Tuesday, October 11, 2011

The Year We Built the Sukkah

Ever since my children were old enough to go to Hebrew School, each year they asked me if we could build a sukkah for the fall holiday of Sukkot

A sukkah is a small dwelling place  ---  a sort of glorified hut --- that Jews are supposed to construct and inhabit during the weeklong holiday instead of their comfortable homes with heat, indoor plumbing, and television showing the World Series. 
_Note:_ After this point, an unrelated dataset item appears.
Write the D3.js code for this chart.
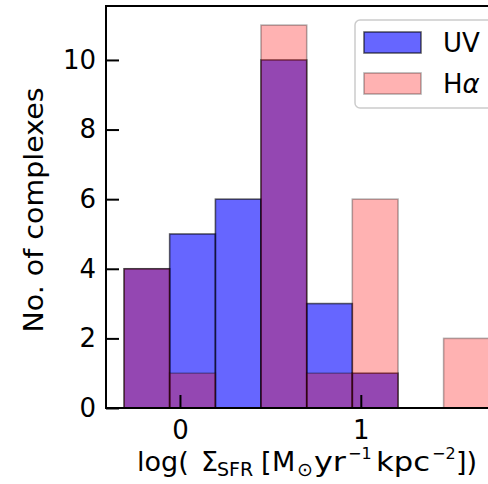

All things considered,  however, being pushed for a sukkah beats having your kids constantly nagging you about  getting a dog.  A sukkah doesn't have to be walked at 6:30 in the morning in February and very rarely messes on the hardwood flooring.  And since I did grow up having a dog but didn't have a sukkah,  the idea frankly kind of appealed to me as well.

There was only problem.

I am the type of  Jewish person who happens to be very mechanically inclined, meaning whenever any situation  requiring fixing or repairing things presents itself, I am very inclined to hire a mechanic. It's the same with constructing things. I have given up in disgust attempting to put together a toy for children under three from McDonald's.

So, I stonewalled.

"Guys, if we have our own sukkah, you won't enjoy the neighbor's sukkah as much."

This was true.  Our neighbor, a Jewish  man who owned an elaborate set of power tools, built a tree house for his children, and I believe spent Sundays instructing Amish people in the art of barn raising, annually built a killer sukkah. Large, sturdy, bedecked in gourds, pumpkins, and sumptuous decorations acquired by the family over years,  the neighbors' sukkah lacked only water spewing fountains to make it a secondary tourist attraction in the Philadelphia area.
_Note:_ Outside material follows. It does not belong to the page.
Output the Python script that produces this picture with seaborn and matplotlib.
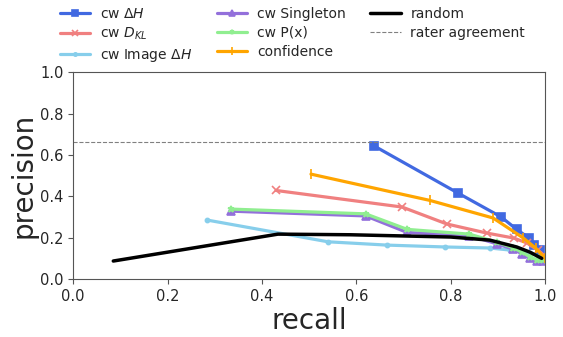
import matplotlib
matplotlib.use("Agg")
import matplotlib.pyplot as plt
import seaborn as sns
import pandas as pd

sns.set_style("ticks")
plt.rcParams['font.family'] = ['DejaVu Sans']

# data
dh_recall = [0.638, 0.816, 0.907, 0.94, 0.966, 0.977, 0.989, 1.0]
dh_prec = [0.643, 0.415, 0.30, 0.24, 0.198, 0.164, 0.14, 0.10]

dkl_recall = [0.43, 0.697, 0.792, 0.877, 0.934, 0.962, 0.985, 1.0]
dkl_prec = [0.428, 0.348, 0.266, 0.222, 0.198, 0.174, 0.14, 0.11]

img_recall = [0.284, 0.54, 0.665, 0.788, 0.883, 0.926, 0.968, 1.0]
img_prec = [0.285, 0.18, 0.164, 0.155, 0.150, 0.14, 0.126, 0.10]

single_recall = [0.335, 0.62, 0.708, 0.84, 0.898, 0.932, 0.951, 0.968, 0.983, 0.995]
single_prec = [0.328, 0.305, 0.225, 0.21, 0.17, 0.145, 0.122, 0.10, 0.085, 0.085]

px_recall = [0.335, 0.62, 0.708, 0.84, 0.898, 0.932, 0.951, 0.968, 0.983, 0.995]
px_prec = [0.338, 0.315, 0.24, 0.217, 0.178, 0.152, 0.13, 0.108, 0.092, 0.09]

conf_recall = [0.504, 0.756, 0.89, 0.953, 0.98, 1.0]
conf_prec = [0.507, 0.38, 0.295, 0.2, 0.15, 0.10]

rand_recall = [0.085, 0.434, 0.587, 0.8, 0.883, 0.94, 0.968, 0.993]
rand_prec = [0.087, 0.217, 0.214, 0.203, 0.188, 0.155, 0.13, 0.10]

rater_agreement = 0.662

series = [
    ("cw $\\Delta H$", dh_recall, dh_prec, "#4169E1", "s", 6),
    ("cw $D_{KL}$", dkl_recall, dkl_prec, "#F08080", "x", 6),
    ("cw Image $\\Delta H$", img_recall, img_prec, "#87CEEB", ".", 6),
    ("cw Singleton", single_recall, single_prec, "#9370DB", "^", 5.5),
    ("cw P(x)", px_recall, px_prec, "#90EE90", "*", 4.5),
    ("confidence", conf_recall, conf_prec, "#FFA500", "|", 7),
]

fig = plt.figure(figsize=(5.63, 3.37), dpi=100)
ax = fig.add_axes([0.13, 0.172, 0.838, 0.614])

for label, xs, ys, color, marker, ms in series:
    df = pd.DataFrame({"recall": xs, "precision": ys})
    sns.lineplot(data=df, x="recall", y="precision", sort=False, ax=ax,
                 color=color, marker=marker, markersize=ms, linewidth=2.3,
                 markeredgecolor=color, markeredgewidth=1.2, label=label)

df = pd.DataFrame({"recall": rand_recall, "precision": rand_prec})
sns.lineplot(data=df, x="recall", y="precision", sort=False, ax=ax,
             color="black", linewidth=2.5, label="random")
ax.axhline(rater_agreement, color="gray", linestyle="--", linewidth=0.8,
           label="rater agreement")

ax.set_xlim(0, 1)
ax.set_ylim(0, 1)
ax.set_xlabel("recall", fontsize=20, labelpad=2)
ax.set_ylabel("precision", fontsize=20, labelpad=2)
ax.tick_params(labelsize=10.5, color="#555555")
for s in ax.spines.values():
    s.set_color("#555555")
    s.set_visible(True)

handles, labels = ax.get_legend_handles_labels()
if ax.legend_:
    ax.legend_.remove()
fig.legend(handles, labels, ncol=3, loc="upper left",
           bbox_to_anchor=(0.084, 1.016), frameon=False, fontsize=10,
           handlelength=2.2, handletextpad=0.7, columnspacing=1.75,
           labelspacing=0.35, markerscale=0.8)

fig.savefig("out.png", dpi=100)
Then our neighbor moved away to a house with larger property where he could presumably build an even more grandious sukkah,  and was replaced with a nice gentile family which spent appreciably less time each fall building a sukkah than turning their house each winter into Rockefeller Center.  

"Look, you guys,"  I said to the kids pressing harder for excuses, "we have kind of a smallish house and sometimes the roof leaks. That's just as good!"

Finally,  I relented.  This would be the year my son Brandon and I would build a sukkah. 

The only problem now was that  Brandon is every bit as handyman challenged as I am.  This is a young guy who looks about for a plug whenever he is required to use a screwdriver and operates a pair of plyers by blowing on them.  So we sought out some kind of  more or less ready-made sukkah. 

Knowing little, we checked the web.  Although I had my heart set on a sukkah that said "just add water," all of them said "some assembly required."  For Brandon and me, that usually means an assembly we both ought not attend. Even more compelling, all said "some dollars required," in most cases the "some dollars required" meaning "fork over multiple hundreds, yiddishe boy!"

Our  new neighbor, also quite handy, came to our rescue with multiple plywood boards and cinder blocks. The boards were somewhat daunting and featured wood knots the size of supernovas, but at least I was familiar with cinder blocks, their having served as more or less the sole decoration for my dorm room the first three years of college. 

The some assembly yet required was not without its share of modestly banged fingers, scraped shins, and "where's the plug for the hammer, Dad?," but we managed to wedge  the plywood between the cinder blocks, lay on the flat wooden top, and cover the whole thing with sheets which had long ago seen their better days.

And so, a hovel-like structure arose!

We next enlisted neighborhood children to make decorations, most of whom proved to be as artistically challenged as we were mechanically so.  We added gourds and pumpkins,  blessed the sukkah, and though some of our Jewish neighbors said it looked great "but when was it going to be finished?," we were ready to spend happy times there well in advance of the holiday.

That is, well in advance of the rainy holiday! 

That year it rained the first five days of Sukkot, during which time we had to content ourselves with spending happy times admiring our handiwork getting drenched.  By the time it dried out at the end of the holiday, though, we did  get to enjoy a meal or two there.

Sitting in the sukkah, gazing skyward, and chowing down on the traditional corned beef specials, french fries, and Coca-Cola from Murray's Delicatessen, I think we both felt a little bit proud of our achievement and maybe a little bit closer to our Jewish roots.

Since then circumstances have intervened,  and that was the last sukkah Brandon and I ever built.

I'm still using the same excuse. "Y'know Bran," I say, "we live in kind of a smallish house and sometimes the roof leaks.  That's just as ...."

No, it isn't just as good. 

We  found that out the year we built the sukkah.

Not a Member of the Tribe?

   sukkah - which I already explained above.  You're good to go on this one!


Susan B said...

I love your story! I plan to add a link to it to the Haveil Havelim blog carnival on Sunday, Oct. 16 on my blog: www.kissamezuzah.blogspot.com

Perry Block said...

Thank you, Susan.

That makes me so happy, I could kiss a mezzuzah!